My brother and I reacted differently. My brother pleaded my case, lobbying for the film, insisting on its brilliance, its appropriacy and suitability. I on the other hand, whilst desperately keen to see it, had already developed that awful adolescent terror of sitting through any kind of ‘adult’ material with either of my parents in attendance. I would rather poke myself in the eye than endure an excrutiating few seconds of a ‘bedroom scene’ with my dad in the room. I would, it transpired, rather gather my things together and retire to bed missing perhaps the funniest film in the world and lie awake for the next hour and a half listening to my father and brother’s laughter filtering up through the floorboards.

I’ve often thought of the film since then. It never appeared again, to my knowledge on a tv schedule, it is not available on DVD, or on Netflix or anywhere I have ever tried whenever I have searched for it. No one I have ever asked has either seen or heard of it. It is a phantom.

Last week was my 43rd birthday and a few days afterwards I received a package from Spain. I didn’t recognise the handwriting on the jiffy bag and inside there was a DVD but no delivery note, or message, or clue of any sort. The film was evidently a Spanish edition of an American film. The title was Corazon Verde – which I recognised neither in the Spanish original or the English translation. The film starred Walter Matthau, which is always a good thing, and as my fondness for him is fairly well known, I thought perhaps this was a present from a friend in Barcelona. It wasn’t until I looked again at the cover that I saw tucked away at the bottom of the small print, the original US release title:

‘A New Leaf’.

My brother had tracked down the Holy Grail.

So last night, I sat down to watch ‘A New Leaf’ only thirty two years since I’d last attempted to do the same thing. It’s a wonderful film, funny but with beautifully restrained performances and a dry, understated script. It was written and directed by Elaine May and though she was reportedly very unhappy with the cuts made by the studio, it remains a small masterpiece.

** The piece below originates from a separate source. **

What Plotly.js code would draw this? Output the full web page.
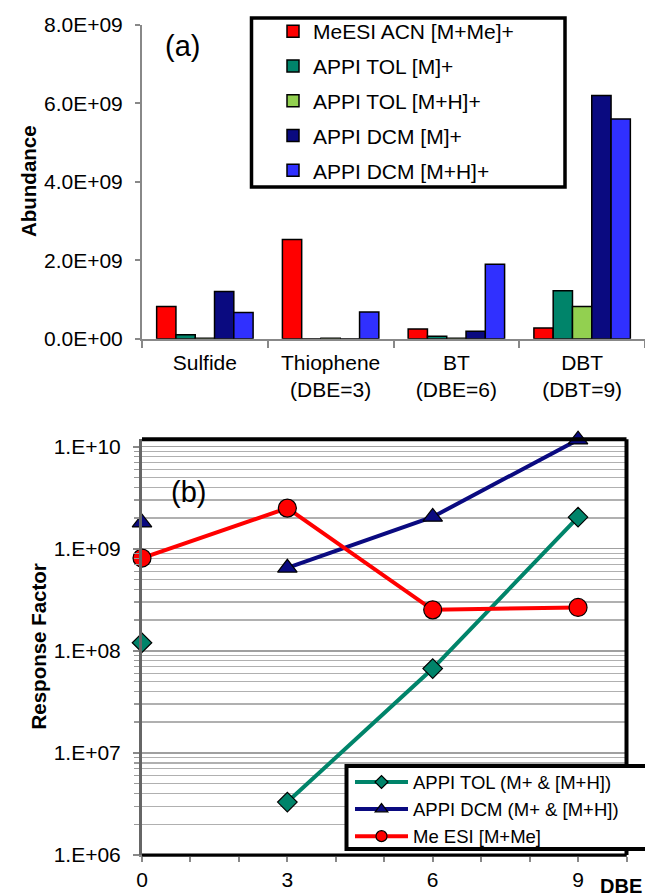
<!DOCTYPE html>
<html>
<head>
<meta charset="utf-8">
<script src="https://cdn.plot.ly/plotly-3.0.1.min.js"></script>
<style>html,body{margin:0;padding:0;background:#fff;}#chart{width:645px;height:896px;}</style>
</head>
<body>
<div id="chart"></div>
<script>
// ---- Panel (a) data ----
const categories = ['Sulfide', 'Thiophene<br>(DBE=3)', 'BT<br>(DBE=6)', 'DBT<br>(DBT=9)'];
const barSeriesNames = ['MeESI ACN [M+Me]+', 'APPI TOL [M]+', 'APPI TOL [M+H]+', 'APPI DCM [M]+', 'APPI DCM [M+H]+'];
const meEsiAcn  = [0.82e9, 2.53e9, 0.25e9, 0.27e9];
const appiTolM  = [0.10e9, 0,      0.06e9, 1.22e9];
const appiTolMH = [0.01e9, 0.01e9, 0.01e9, 0.82e9];
const appiDcmM  = [1.20e9, 0,      0.19e9, 6.20e9];
const appiDcmMH = [0.67e9, 0.68e9, 1.90e9, 5.60e9];
const abundTickVals = [0, 2e9, 4e9, 6e9, 8e9];
const abundTickText = ['0.0E+00', '2.0E+09', '4.0E+09', '6.0E+09', '8.0E+09'];

// ---- Panel (b) data ----
const lineSeriesNames = ['APPI TOL (M+ & [M+H])', 'APPI DCM (M+ & [M+H])', 'Me ESI [M+Me]'];
const dbe   = [0, 3, 6, 9];
const tolRF = [1.2e8, 3.3e6, 6.7e7, 2.04e9];
const dcmRF = [1.8e9, 6.5e8, 2.05e9, 1.17e10];
const esiRF = [8.1e8, 2.5e9, 2.52e8, 2.66e8];
const rfTickVals = [1e6, 1e7, 1e8, 1e9, 1e10];
const rfTickText = ['1.E+06', '1.E+07', '1.E+08', '1.E+09', '1.E+10'];
const dbeTickVals = [0, 3, 6, 9];

const FONT = 'Liberation Sans, Arial, sans-serif';
const barColors = ['#ff0000', '#00846a', '#92d050', '#0a0a80', '#3030ff'];
const barData = [meEsiAcn, appiTolM, appiTolMH, appiDcmM, appiDcmMH];

const traces = [];
barData.forEach((vals, i) => {
  traces.push({
    type: 'bar', x: categories, y: vals, name: barSeriesNames[i],
    xaxis: 'x', yaxis: 'y', legend: 'legend', legendgroup: 'g' + i,
    marker: {color: barColors[i], line: {color: '#000', width: 1.5}},
    hoverinfo: 'skip'
  });
});

const lineDefs = [
  {y: tolRF, color: '#00846a', symbol: 'diamond', size: 15, legSize: 10, name: lineSeriesNames[0], start: 1},
  {y: dcmRF, color: '#0a0a80', symbol: 'triangle-up', size: 17, legSize: 11, name: lineSeriesNames[1], start: 1},
  {y: esiRF, color: '#ff0000', symbol: 'circle', size: 18, legSize: 11, name: lineSeriesNames[2], start: 0},
];
lineDefs.forEach((d) => {
  const mk = {symbol: d.symbol, size: d.size, color: d.color, line: {color: '#000', width: 1.2}};
  if (d.start > 0) {
    // isolated point at DBE 0 (not joined to the line)
    traces.push({
      type: 'scatter', mode: 'markers', x: dbe.slice(0, d.start), y: d.y.slice(0, d.start),
      xaxis: 'x2', yaxis: 'y2', showlegend: false, cliponaxis: false, marker: mk, hoverinfo: 'skip'
    });
  }
  traces.push({
    type: 'scatter', mode: 'lines+markers', x: dbe.slice(d.start), y: d.y.slice(d.start), name: d.name,
    xaxis: 'x2', yaxis: 'y2', showlegend: false, cliponaxis: false,
    line: {color: d.color, width: 4}, marker: mk, hoverinfo: 'skip'
  });
  // legend entry (small symbol, as in the reference legend)
  traces.push({
    type: 'scatter', mode: 'lines+markers', x: [null], y: [null], name: d.name,
    xaxis: 'x2', yaxis: 'y2', legend: 'legend2',
    line: {color: d.color, width: 4},
    marker: {symbol: d.symbol, size: d.legSize, color: d.color, line: {color: '#000', width: 1.2}},
    hoverinfo: 'skip'
  });
});

const W = 645, H = 896;
const px = v => v / W;
const py = v => (H - v) / H;

const layout = {
  width: W, height: H,
  margin: {l: 0, r: 0, t: 0, b: 0, autoexpand: false},
  paper_bgcolor: '#fff', plot_bgcolor: 'rgba(0,0,0,0)',
  font: {family: FONT, size: 21, color: '#000'},
  showlegend: true,
  barmode: 'group', bargap: 0.233, bargroupgap: 0,
  xaxis: {
    domain: [px(142), 1], anchor: 'y', type: 'category',
    showline: true, linecolor: '#888', linewidth: 2,
    ticks: 'outside', tickson: 'boundaries', ticklen: 7, tickcolor: '#888', tickwidth: 2, ticklabelstandoff: 4,
    tickfont: {size: 21}, showgrid: false, zeroline: false, fixedrange: true
  },
  yaxis: {
    domain: [py(338.7), py(24.8)], anchor: 'x', range: [0, 8e9],
    tickmode: 'array', tickvals: abundTickVals, ticktext: abundTickText,
    showline: true, linecolor: '#888', linewidth: 2,
    ticks: 'outside', ticklen: 5, tickcolor: '#888', tickwidth: 2, ticklabelstandoff: 8,
    showgrid: false, zeroline: false, tickfont: {size: 21}
  },
  xaxis2: {
    domain: [px(142), px(626.5)], anchor: 'y2', range: [0, 10],
    tickmode: 'array', tickvals: dbeTickVals,
    showline: true, linecolor: '#888', linewidth: 2,
    ticks: 'outside', ticklen: 5, tickcolor: '#888', tickwidth: 2, ticklabelstandoff: 0,
    minor: {dtick: 1, ticks: 'outside', ticklen: 5, tickcolor: '#888', tickwidth: 2, showgrid: false},
    showgrid: false, zeroline: false, tickfont: {size: 21}
  },
  yaxis2: {
    domain: [py(855), py(439.3)], anchor: 'x2', type: 'log', range: [6, 10.072],
    tickmode: 'array', tickvals: rfTickVals, ticktext: rfTickText,
    showline: true, linecolor: '#666', linewidth: 3,
    ticks: 'outside', ticklen: 6, tickcolor: '#888', tickwidth: 2, ticklabelstandoff: 8,
    showgrid: true, gridcolor: '#a0a0a0', gridwidth: 1.5,
    minor: {dtick: 'D1', ticks: 'outside', ticklen: 5, tickcolor: '#999', tickwidth: 1.5, showgrid: true, gridcolor: '#b0b0b0', gridwidth: 1.5},
    zeroline: false, tickfont: {size: 21}
  },
  legend: {
    x: px(273), y: py(11), xanchor: 'left', yanchor: 'top',
    bgcolor: 'rgba(0,0,0,0)', borderwidth: 0, font: {size: 21},
    traceorder: 'grouped', tracegroupgap: 4.5, itemclick: false, itemdoubleclick: false
  },
  legend2: {
    x: px(350), y: py(763.5), xanchor: 'left', yanchor: 'top',
    bgcolor: 'rgba(0,0,0,0)', borderwidth: 0, font: {size: 18.5},
    itemwidth: 53, itemclick: false, itemdoubleclick: false
  },
  shapes: [
    // legend (a) frame
    {type: 'rect', xref: 'paper', yref: 'paper', x0: px(251.5), x1: px(565), y0: py(187), y1: py(18),
     line: {color: '#000', width: 3.5}, fillcolor: '#fff', layer: 'below'},
    // panel (b) frame: top, right, bottom
    {type: 'line', xref: 'x2 domain', yref: 'y2 domain', x0: 0, x1: 1, y0: 1, y1: 1, line: {color: '#000', width: 4}, layer: 'above'},
    {type: 'line', xref: 'x2 domain', yref: 'y2 domain', x0: 1, x1: 1, y0: 0, y1: 1, line: {color: '#000', width: 4}, layer: 'above'},
    {type: 'line', xref: 'x2 domain', yref: 'y2 domain', x0: 0, x1: 1, y0: 0, y1: 0, line: {color: '#000', width: 3}, layer: 'above'},
    // legend (b) frame
    {type: 'rect', xref: 'paper', yref: 'paper', x0: px(346.5), x1: px(680), y0: py(849), y1: py(766),
     line: {color: '#000', width: 4}, fillcolor: '#fff', layer: 'above'}
  ],
  annotations: [
    {text: '<b>Abundance</b>', xref: 'paper', yref: 'paper', x: px(28), y: py(181), xanchor: 'center', yanchor: 'middle', textangle: -90, showarrow: false, font: {size: 20.5}},
    {text: '<b>Response Factor</b>', xref: 'paper', yref: 'paper', x: px(37.5), y: py(647), xanchor: 'center', yanchor: 'middle', textangle: -90, showarrow: false, font: {size: 20.5}},
    {text: '(a)', xref: 'paper', yref: 'paper', x: px(182), y: py(46), xanchor: 'center', yanchor: 'middle', showarrow: false, font: {size: 29}},
    {text: '(b)', xref: 'paper', yref: 'paper', x: px(188), y: py(492), xanchor: 'center', yanchor: 'middle', showarrow: false, font: {size: 29}},
    {text: '<b>DBE</b>', xref: 'paper', yref: 'paper', x: px(644), y: py(886), xanchor: 'right', yanchor: 'middle', showarrow: false, font: {size: 20}}
  ]
};

Plotly.newPlot('chart', traces, layout, {staticPlot: true, displayModeBar: false});
</script>
</body>
</html>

My brother was right – there was nothing unsuitable for an eleven year old and my life could only have been richer to have experienced Walter Matthau calmly repeating ‘You’ve got your head through the arm hole’ while attempting to disentangle his hapless bride from her Grecian nighgown, a full thirty years before I finally did…but there’s something miraculous in finding something that could withstand such anticipation and vanquishing the tediously permanent adult state of disappointment.